» Short exercise:
Without including the pictures, copy out every line below.

» Data:
_ _ _
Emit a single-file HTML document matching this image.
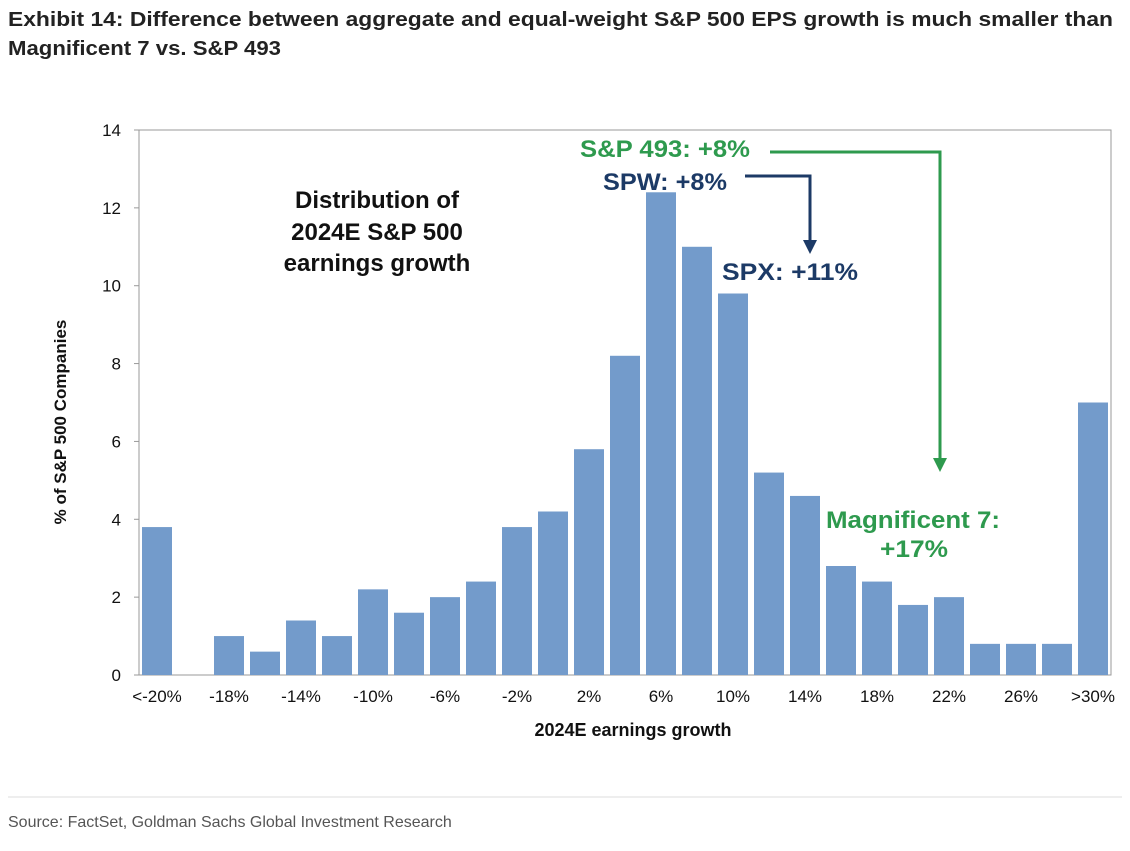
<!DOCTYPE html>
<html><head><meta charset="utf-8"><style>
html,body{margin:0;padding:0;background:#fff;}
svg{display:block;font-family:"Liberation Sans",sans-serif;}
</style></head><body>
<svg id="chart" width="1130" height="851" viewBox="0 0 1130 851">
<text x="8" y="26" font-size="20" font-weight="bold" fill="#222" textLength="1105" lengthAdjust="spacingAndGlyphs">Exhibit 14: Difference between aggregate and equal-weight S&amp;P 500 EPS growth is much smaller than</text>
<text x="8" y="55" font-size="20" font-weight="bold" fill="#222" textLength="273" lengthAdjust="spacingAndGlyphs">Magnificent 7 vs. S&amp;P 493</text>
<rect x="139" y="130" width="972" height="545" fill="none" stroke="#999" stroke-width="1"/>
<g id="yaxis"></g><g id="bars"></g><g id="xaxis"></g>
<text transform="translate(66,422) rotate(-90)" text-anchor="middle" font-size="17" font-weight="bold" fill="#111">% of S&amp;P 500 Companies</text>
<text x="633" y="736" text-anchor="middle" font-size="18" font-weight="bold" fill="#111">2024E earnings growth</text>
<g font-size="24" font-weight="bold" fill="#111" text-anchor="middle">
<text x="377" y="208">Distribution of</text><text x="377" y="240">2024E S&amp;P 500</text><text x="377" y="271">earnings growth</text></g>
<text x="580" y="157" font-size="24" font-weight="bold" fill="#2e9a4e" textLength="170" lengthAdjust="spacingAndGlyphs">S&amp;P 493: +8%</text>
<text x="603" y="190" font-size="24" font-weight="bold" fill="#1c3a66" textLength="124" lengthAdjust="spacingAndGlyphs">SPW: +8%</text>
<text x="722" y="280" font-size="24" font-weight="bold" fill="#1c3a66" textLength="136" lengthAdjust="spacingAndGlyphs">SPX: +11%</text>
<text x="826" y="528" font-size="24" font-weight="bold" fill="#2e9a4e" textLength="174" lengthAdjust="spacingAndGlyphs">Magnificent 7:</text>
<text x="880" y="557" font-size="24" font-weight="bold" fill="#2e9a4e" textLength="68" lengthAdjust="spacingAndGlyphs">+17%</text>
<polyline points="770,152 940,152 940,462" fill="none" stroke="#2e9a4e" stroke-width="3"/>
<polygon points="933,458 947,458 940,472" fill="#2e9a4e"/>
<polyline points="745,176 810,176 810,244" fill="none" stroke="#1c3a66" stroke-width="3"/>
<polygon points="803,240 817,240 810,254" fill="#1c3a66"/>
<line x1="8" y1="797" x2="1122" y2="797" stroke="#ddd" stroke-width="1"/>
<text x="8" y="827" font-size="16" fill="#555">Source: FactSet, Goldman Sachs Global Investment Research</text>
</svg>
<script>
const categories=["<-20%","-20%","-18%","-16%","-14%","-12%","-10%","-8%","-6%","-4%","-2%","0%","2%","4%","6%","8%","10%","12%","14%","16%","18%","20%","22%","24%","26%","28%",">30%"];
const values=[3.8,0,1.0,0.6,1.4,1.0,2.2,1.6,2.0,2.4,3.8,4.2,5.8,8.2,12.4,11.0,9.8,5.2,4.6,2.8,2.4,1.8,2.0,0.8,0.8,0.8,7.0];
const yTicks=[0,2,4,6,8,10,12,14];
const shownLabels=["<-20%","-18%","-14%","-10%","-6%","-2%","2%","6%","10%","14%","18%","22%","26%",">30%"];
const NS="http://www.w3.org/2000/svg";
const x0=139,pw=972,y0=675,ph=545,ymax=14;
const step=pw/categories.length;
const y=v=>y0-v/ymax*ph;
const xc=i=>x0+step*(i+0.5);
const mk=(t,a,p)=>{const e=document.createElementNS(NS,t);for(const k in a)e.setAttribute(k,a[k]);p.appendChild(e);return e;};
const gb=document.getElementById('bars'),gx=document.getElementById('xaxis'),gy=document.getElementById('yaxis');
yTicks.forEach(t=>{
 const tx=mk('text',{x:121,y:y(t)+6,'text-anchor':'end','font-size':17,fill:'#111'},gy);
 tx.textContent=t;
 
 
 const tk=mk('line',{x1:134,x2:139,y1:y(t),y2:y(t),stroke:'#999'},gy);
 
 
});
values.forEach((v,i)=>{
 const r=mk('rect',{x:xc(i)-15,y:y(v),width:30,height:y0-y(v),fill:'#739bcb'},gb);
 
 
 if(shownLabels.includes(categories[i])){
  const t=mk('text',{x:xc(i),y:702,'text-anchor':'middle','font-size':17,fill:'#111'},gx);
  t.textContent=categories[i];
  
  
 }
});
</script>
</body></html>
_ _ _
» Reply to the exercise:
Emit a single-file HTML document matching this image.
<!DOCTYPE html>
<html><head><meta charset="utf-8"><style>
html,body{margin:0;padding:0;background:#fff;}
svg{display:block;font-family:"Liberation Sans",sans-serif;}
</style></head><body>
<svg id="chart" width="1130" height="851" viewBox="0 0 1130 851">
<text x="8" y="26" font-size="20" font-weight="bold" fill="#222" textLength="1105" lengthAdjust="spacingAndGlyphs">Exhibit 14: Difference between aggregate and equal-weight S&amp;P 500 EPS growth is much smaller than</text>
<text x="8" y="55" font-size="20" font-weight="bold" fill="#222" textLength="273" lengthAdjust="spacingAndGlyphs">Magnificent 7 vs. S&amp;P 493</text>
<rect x="139" y="130" width="972" height="545" fill="none" stroke="#999" stroke-width="1"/>
<g id="yaxis"></g><g id="bars"></g><g id="xaxis"></g>
<text transform="translate(66,422) rotate(-90)" text-anchor="middle" font-size="17" font-weight="bold" fill="#111">% of S&amp;P 500 Companies</text>
<text x="633" y="736" text-anchor="middle" font-size="18" font-weight="bold" fill="#111">2024E earnings growth</text>
<g font-size="24" font-weight="bold" fill="#111" text-anchor="middle">
<text x="377" y="208">Distribution of</text><text x="377" y="240">2024E S&amp;P 500</text><text x="377" y="271">earnings growth</text></g>
<text x="580" y="157" font-size="24" font-weight="bold" fill="#2e9a4e" textLength="170" lengthAdjust="spacingAndGlyphs">S&amp;P 493: +8%</text>
<text x="603" y="190" font-size="24" font-weight="bold" fill="#1c3a66" textLength="124" lengthAdjust="spacingAndGlyphs">SPW: +8%</text>
<text x="722" y="280" font-size="24" font-weight="bold" fill="#1c3a66" textLength="136" lengthAdjust="spacingAndGlyphs">SPX: +11%</text>
<text x="826" y="528" font-size="24" font-weight="bold" fill="#2e9a4e" textLength="174" lengthAdjust="spacingAndGlyphs">Magnificent 7:</text>
<text x="880" y="557" font-size="24" font-weight="bold" fill="#2e9a4e" textLength="68" lengthAdjust="spacingAndGlyphs">+17%</text>
<polyline points="770,152 940,152 940,462" fill="none" stroke="#2e9a4e" stroke-width="3"/>
<polygon points="933,458 947,458 940,472" fill="#2e9a4e"/>
<polyline points="745,176 810,176 810,244" fill="none" stroke="#1c3a66" stroke-width="3"/>
<polygon points="803,240 817,240 810,254" fill="#1c3a66"/>
<line x1="8" y1="797" x2="1122" y2="797" stroke="#ddd" stroke-width="1"/>
<text x="8" y="827" font-size="16" fill="#555">Source: FactSet, Goldman Sachs Global Investment Research</text>
</svg>
<script>
const categories=["<-20%","-20%","-18%","-16%","-14%","-12%","-10%","-8%","-6%","-4%","-2%","0%","2%","4%","6%","8%","10%","12%","14%","16%","18%","20%","22%","24%","26%","28%",">30%"];
const values=[3.8,0,1.0,0.6,1.4,1.0,2.2,1.6,2.0,2.4,3.8,4.2,5.8,8.2,12.4,11.0,9.8,5.2,4.6,2.8,2.4,1.8,2.0,0.8,0.8,0.8,7.0];
const yTicks=[0,2,4,6,8,10,12,14];
const shownLabels=["<-20%","-18%","-14%","-10%","-6%","-2%","2%","6%","10%","14%","18%","22%","26%",">30%"];
const NS="http://www.w3.org/2000/svg";
const x0=139,pw=972,y0=675,ph=545,ymax=14;
const step=pw/categories.length;
const y=v=>y0-v/ymax*ph;
const xc=i=>x0+step*(i+0.5);
const mk=(t,a,p)=>{const e=document.createElementNS(NS,t);for(const k in a)e.setAttribute(k,a[k]);p.appendChild(e);return e;};
const gb=document.getElementById('bars'),gx=document.getElementById('xaxis'),gy=document.getElementById('yaxis');
yTicks.forEach(t=>{
 const tx=mk('text',{x:121,y:y(t)+6,'text-anchor':'end','font-size':17,fill:'#111'},gy);
 tx.textContent=t;
 
 
 const tk=mk('line',{x1:134,x2:139,y1:y(t),y2:y(t),stroke:'#999'},gy);
 
 
});
values.forEach((v,i)=>{
 const r=mk('rect',{x:xc(i)-15,y:y(v),width:30,height:y0-y(v),fill:'#739bcb'},gb);
 
 
 if(shownLabels.includes(categories[i])){
  const t=mk('text',{x:xc(i),y:702,'text-anchor':'middle','font-size':17,fill:'#111'},gx);
  t.textContent=categories[i];
  
  
 }
});
</script>
</body></html>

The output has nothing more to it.